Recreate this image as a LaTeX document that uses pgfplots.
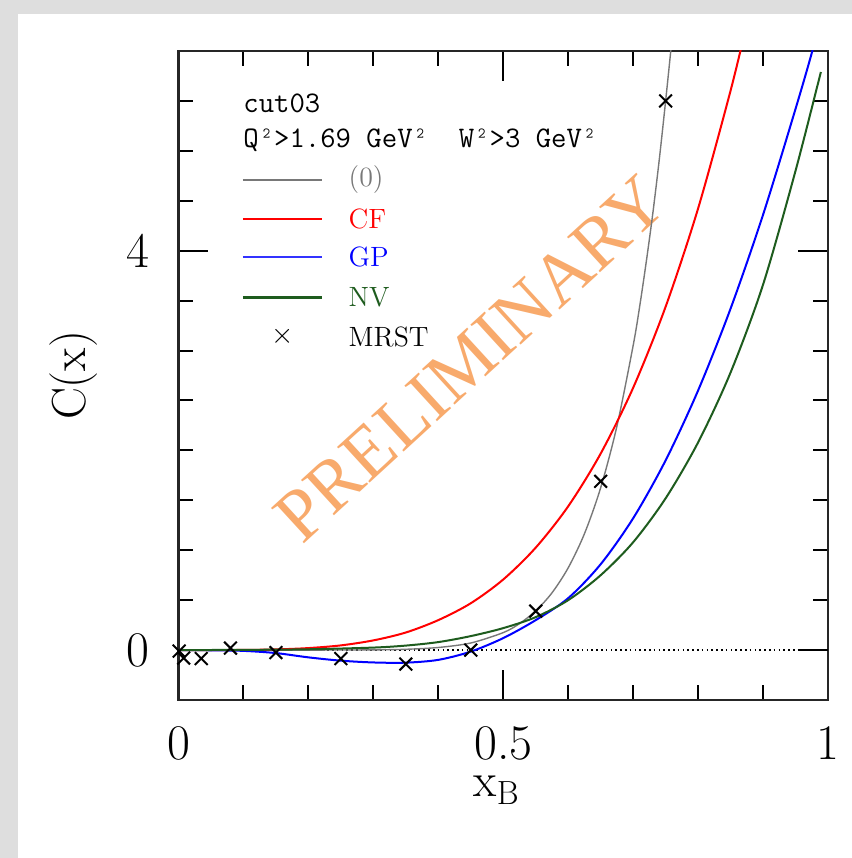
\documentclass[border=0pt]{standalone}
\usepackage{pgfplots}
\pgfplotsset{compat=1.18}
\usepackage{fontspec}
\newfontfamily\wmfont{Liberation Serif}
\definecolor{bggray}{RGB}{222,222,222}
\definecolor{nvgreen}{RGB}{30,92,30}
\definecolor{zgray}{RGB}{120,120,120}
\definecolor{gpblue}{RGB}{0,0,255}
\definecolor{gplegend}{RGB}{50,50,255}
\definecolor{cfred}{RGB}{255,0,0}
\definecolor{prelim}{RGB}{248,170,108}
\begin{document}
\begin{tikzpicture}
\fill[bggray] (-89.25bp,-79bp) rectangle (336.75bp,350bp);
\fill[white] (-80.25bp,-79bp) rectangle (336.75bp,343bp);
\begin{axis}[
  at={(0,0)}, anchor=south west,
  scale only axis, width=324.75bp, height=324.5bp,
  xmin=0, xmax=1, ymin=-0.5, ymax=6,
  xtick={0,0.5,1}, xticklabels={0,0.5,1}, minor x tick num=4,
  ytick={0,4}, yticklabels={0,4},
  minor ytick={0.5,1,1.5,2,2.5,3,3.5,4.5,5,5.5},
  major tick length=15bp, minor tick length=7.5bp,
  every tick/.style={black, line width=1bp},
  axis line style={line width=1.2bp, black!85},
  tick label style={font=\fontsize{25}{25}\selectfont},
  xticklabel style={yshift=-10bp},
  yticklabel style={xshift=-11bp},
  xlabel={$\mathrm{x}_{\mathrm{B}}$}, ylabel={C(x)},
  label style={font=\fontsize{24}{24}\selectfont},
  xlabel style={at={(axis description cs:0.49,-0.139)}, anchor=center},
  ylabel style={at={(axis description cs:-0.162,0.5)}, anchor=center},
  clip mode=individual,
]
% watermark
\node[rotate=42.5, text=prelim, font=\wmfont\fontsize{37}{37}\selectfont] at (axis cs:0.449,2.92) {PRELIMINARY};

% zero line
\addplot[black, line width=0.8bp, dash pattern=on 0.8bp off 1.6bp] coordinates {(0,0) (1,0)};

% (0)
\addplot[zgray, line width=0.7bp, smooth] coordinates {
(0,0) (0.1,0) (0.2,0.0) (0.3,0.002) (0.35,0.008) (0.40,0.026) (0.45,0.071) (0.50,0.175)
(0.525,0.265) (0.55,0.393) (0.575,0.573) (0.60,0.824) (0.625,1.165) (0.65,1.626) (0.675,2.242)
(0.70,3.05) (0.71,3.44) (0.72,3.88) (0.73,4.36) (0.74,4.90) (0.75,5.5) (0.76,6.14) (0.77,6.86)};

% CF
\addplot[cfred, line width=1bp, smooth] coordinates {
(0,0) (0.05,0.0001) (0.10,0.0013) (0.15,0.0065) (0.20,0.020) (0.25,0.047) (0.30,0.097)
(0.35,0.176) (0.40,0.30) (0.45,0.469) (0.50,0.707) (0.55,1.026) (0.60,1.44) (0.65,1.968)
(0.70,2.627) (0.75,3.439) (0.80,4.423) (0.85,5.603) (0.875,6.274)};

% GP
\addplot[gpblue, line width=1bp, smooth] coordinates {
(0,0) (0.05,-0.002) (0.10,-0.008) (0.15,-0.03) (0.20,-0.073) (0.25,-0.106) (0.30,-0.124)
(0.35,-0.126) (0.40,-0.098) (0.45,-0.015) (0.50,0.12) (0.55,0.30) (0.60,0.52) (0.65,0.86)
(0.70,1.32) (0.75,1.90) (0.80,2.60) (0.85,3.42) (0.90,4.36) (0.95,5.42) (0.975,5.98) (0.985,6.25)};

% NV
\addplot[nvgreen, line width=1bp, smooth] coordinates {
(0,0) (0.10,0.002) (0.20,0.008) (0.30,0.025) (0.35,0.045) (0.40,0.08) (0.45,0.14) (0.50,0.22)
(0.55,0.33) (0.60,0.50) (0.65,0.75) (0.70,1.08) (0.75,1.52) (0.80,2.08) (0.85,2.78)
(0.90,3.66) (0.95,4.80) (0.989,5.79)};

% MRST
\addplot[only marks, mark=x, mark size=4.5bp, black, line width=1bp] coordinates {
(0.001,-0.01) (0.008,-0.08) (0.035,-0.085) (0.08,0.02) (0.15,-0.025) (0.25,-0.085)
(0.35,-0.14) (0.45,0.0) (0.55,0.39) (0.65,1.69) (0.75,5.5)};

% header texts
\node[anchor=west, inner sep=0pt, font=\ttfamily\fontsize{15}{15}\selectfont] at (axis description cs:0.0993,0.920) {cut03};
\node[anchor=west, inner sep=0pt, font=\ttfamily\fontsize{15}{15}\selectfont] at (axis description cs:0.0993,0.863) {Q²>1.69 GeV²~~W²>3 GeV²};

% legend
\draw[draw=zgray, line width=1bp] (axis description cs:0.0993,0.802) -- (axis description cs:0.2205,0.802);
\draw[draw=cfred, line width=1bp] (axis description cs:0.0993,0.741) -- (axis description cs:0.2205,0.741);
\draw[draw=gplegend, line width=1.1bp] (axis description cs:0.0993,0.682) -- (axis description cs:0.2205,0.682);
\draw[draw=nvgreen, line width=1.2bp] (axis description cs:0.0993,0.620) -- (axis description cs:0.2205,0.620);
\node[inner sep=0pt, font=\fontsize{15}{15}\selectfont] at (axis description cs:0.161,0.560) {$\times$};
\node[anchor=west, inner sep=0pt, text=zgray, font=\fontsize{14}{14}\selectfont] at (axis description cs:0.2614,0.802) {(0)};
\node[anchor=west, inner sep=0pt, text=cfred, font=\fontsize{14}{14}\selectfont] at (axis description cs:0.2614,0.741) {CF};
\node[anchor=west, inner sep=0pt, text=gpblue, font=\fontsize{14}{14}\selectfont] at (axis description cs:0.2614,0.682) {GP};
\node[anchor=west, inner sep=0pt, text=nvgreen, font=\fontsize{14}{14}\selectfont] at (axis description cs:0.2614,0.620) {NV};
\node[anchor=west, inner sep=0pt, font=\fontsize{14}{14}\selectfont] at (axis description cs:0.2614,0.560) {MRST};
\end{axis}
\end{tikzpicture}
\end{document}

————————

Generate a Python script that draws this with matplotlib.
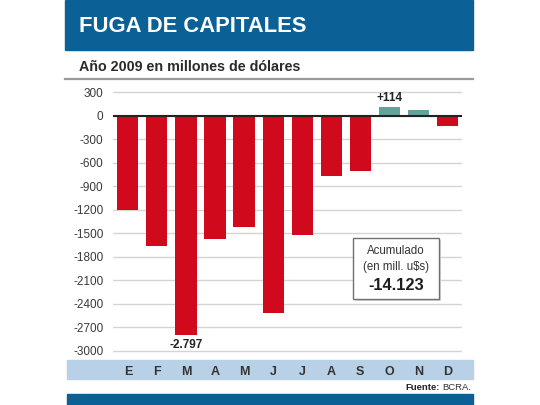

————————

■ Exercise directions
With the pictures removed from your copy, retype the lines above from the one that contains "Recreate this image" through the one that contains "(0.70,3.05) (0.71,3.44) (0.72,3.88)", exactly.

■ Exercise response
Recreate this image as a LaTeX document that uses pgfplots.
\documentclass[border=0pt]{standalone}
\usepackage{pgfplots}
\pgfplotsset{compat=1.18}
\usepackage{fontspec}
\newfontfamily\wmfont{Liberation Serif}
\definecolor{bggray}{RGB}{222,222,222}
\definecolor{nvgreen}{RGB}{30,92,30}
\definecolor{zgray}{RGB}{120,120,120}
\definecolor{gpblue}{RGB}{0,0,255}
\definecolor{gplegend}{RGB}{50,50,255}
\definecolor{cfred}{RGB}{255,0,0}
\definecolor{prelim}{RGB}{248,170,108}
\begin{document}
\begin{tikzpicture}
\fill[bggray] (-89.25bp,-79bp) rectangle (336.75bp,350bp);
\fill[white] (-80.25bp,-79bp) rectangle (336.75bp,343bp);
\begin{axis}[
  at={(0,0)}, anchor=south west,
  scale only axis, width=324.75bp, height=324.5bp,
  xmin=0, xmax=1, ymin=-0.5, ymax=6,
  xtick={0,0.5,1}, xticklabels={0,0.5,1}, minor x tick num=4,
  ytick={0,4}, yticklabels={0,4},
  minor ytick={0.5,1,1.5,2,2.5,3,3.5,4.5,5,5.5},
  major tick length=15bp, minor tick length=7.5bp,
  every tick/.style={black, line width=1bp},
  axis line style={line width=1.2bp, black!85},
  tick label style={font=\fontsize{25}{25}\selectfont},
  xticklabel style={yshift=-10bp},
  yticklabel style={xshift=-11bp},
  xlabel={$\mathrm{x}_{\mathrm{B}}$}, ylabel={C(x)},
  label style={font=\fontsize{24}{24}\selectfont},
  xlabel style={at={(axis description cs:0.49,-0.139)}, anchor=center},
  ylabel style={at={(axis description cs:-0.162,0.5)}, anchor=center},
  clip mode=individual,
]
% watermark
\node[rotate=42.5, text=prelim, font=\wmfont\fontsize{37}{37}\selectfont] at (axis cs:0.449,2.92) {PRELIMINARY};

% zero line
\addplot[black, line width=0.8bp, dash pattern=on 0.8bp off 1.6bp] coordinates {(0,0) (1,0)};

% (0)
\addplot[zgray, line width=0.7bp, smooth] coordinates {
(0,0) (0.1,0) (0.2,0.0) (0.3,0.002) (0.35,0.008) (0.40,0.026) (0.45,0.071) (0.50,0.175)
(0.525,0.265) (0.55,0.393) (0.575,0.573) (0.60,0.824) (0.625,1.165) (0.65,1.626) (0.675,2.242)
(0.70,3.05) (0.71,3.44) (0.72,3.88) (0.73,4.36) (0.74,4.90) (0.75,5.5) (0.76,6.14) (0.77,6.86)};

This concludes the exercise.